Consecrated By Human Use

18 Jan - 10 Mar 2018

Matthias Noggler , Consecrated By Human Use 2018
installation view at Galerie Emanuel Layr, Vienna
MATTHIAS NOGGLER
Consecrated By Human Use
18 January – 10 March 2018

For his first solo show at Galerie Emanuel Layr, Matthias Noggler (born 1990 in Innsbruck) presents a series of eight new gouache paintings on paper, in pale wooden frames.

Noggler’s paintings confront the viewer with adjoining scenes lacking any hierarchy or reading order. Reminiscent of look-and-find children’s picture books, but also the work of Pieter Bruegel, the scenes are dense and overlapping. Caricatured figures from diverse socio-cultural milieus are crammed together in close quarters. Highly detailed painted surfaces and body parts draw the gaze across emblems of contemporary media and consumer culture, producing different connections between the individual figures and their activities. Although ultimately the figures seem less individualized than stereotyped, interchangeable, functioning more as just exemplars.

The spaces and environments in which these figurative constellations occur allude to end-times visions and dystopic scenarios founded on societal realities such as financial crises, social welfare cuts and not least the daily task of neoliberal self-optimisation. For example, a recurring hand appears in the foreground of the picture, like the kind that navigates particular actions in first-person video games, referencing the artificial imagery of post-apocalyptic computer games. Other imagery is borrowed from across greater historical distance: the grotesque everyday depictions of people working out or camping, and particularly doing supposedly nothing – like waiting, watching, or smoking cigarettes – call to mind early Renaissance Italian painter Vittore Carpaccio. Carpaccio’s paintings feature an absurd, at times even macabre view of everyday situations occurring simultaneously within a picture, just as Noggler uses synchronized actions and gestures to structure the pictorial space of his paintings.
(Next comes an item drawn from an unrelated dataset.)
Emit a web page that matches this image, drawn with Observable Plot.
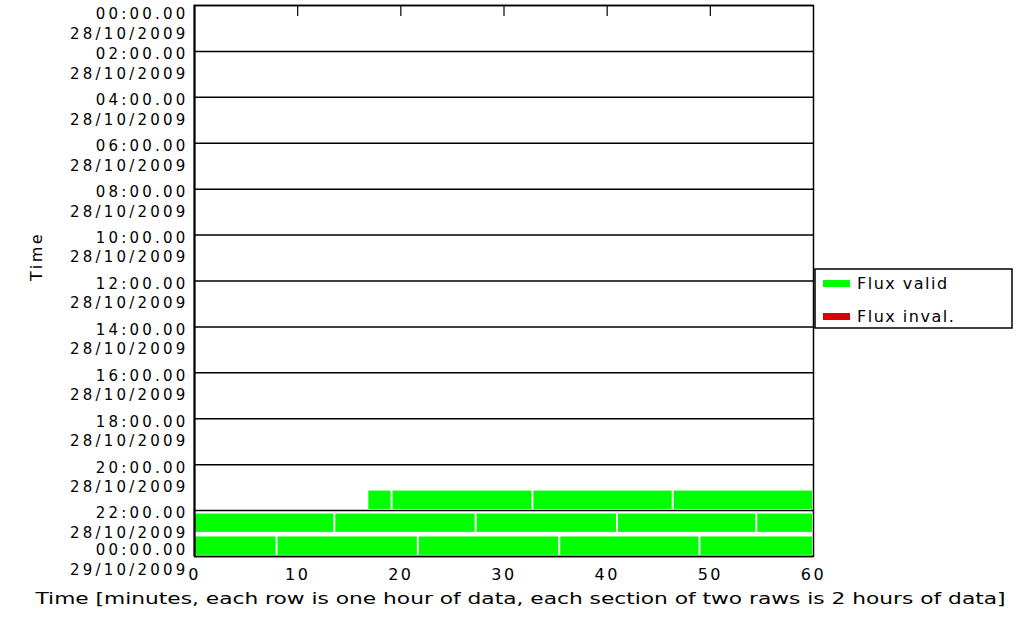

The impression of layering and superimposition of bodies, objects and scenarios is supported by Noggler’s distinctive use of intense colour. Specific shades reappear in different images. As a result, the colour scheme is not just autonomous but an important organizing element. The contrast between the ornamental stylized surfaces in conjunction with strong colour on the one hand, and the visual levelling of figure and ground on the other, create a psychedelic effect. The Chicago Imagists are an important reference point in this context. They were a loose group of artists in the USA in the 1960s known for their surreal imagery and engagement with underground and local folk traditions. Autonomous from the New York art scene of the time, the Chicago Imagists distanced themselves from High Modernism and Minimalism, choosing to focus instead on Outsider Art, Folk Art and other trash treasures.

In the sense of a kind of confrontation with the abject and socially ostracised, the exhibition title Consecrated by human use suggests a post-human social critique. Accordingly, Noggler’s painting on the invitation card depicting four dogs at a conspiratorial meeting, already envisions a world without humans.